= John Cerminaro =

American horn player (born 1947)

John Paul Cerminaro, Jr. (born April 7, 1947) is an American horn player who is best known for his principal tenures with two notable American orchestras, the New York Philharmonic and the Los Angeles Philharmonic. He was later principal horn of the Seattle Symphony Orchestra.

==Early life==
Cerminaro was born in Grimes County, Texas, to John and Frances (Felder) Cerminaro, both public school music educators. He was raised in Dallas, where he studied horn with Alfred Resch.
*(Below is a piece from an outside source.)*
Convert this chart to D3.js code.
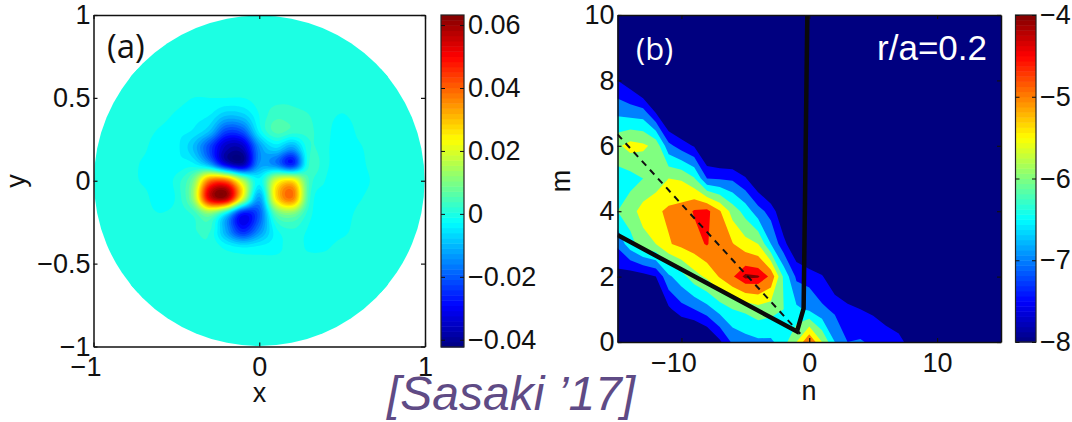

His solo debut performance came with the Dallas Symphony Orchestra at the age of 16. Following his graduation from Sunset High School in Dallas, Cerminaro studied at the Juilliard School, where he was awarded an Elsie and Walter W. Naumburg Scholarship. He was a student and later faculty member at the Aspen Music Festival.

==Career==
In 1969 Cerminaro joined the New York Philharmonic under Leonard Bernstein. Other conductors he played under in New York include Erich Leinsdorf, Zubin Mehta and Pierre Boulez. In 1979 he accepted an offer from conductor Carlo Maria Giulini to join the Los Angeles Philharmonic; he performed there under the baton of André Previn as well. During Cerminaro's time in Los Angeles, many new compositions were written for him, including works by William Schuman, William Kraft, Rand Steiger, and Henri Lazarof. His tenure as principal horn in Seattle began in 1996 and ended in 2011. Cerminaro has been guest principal horn with a number of orchestras, including the Dallas Symphony, Milwaukee Symphony, and Houston Symphony Orchestras.

Cerminaro is a member of the International Horn Society and has contributed various articles to its periodical, The Horn Call.

He is married to Charlotte Lambert Cerminaro, who is also a professional horn player.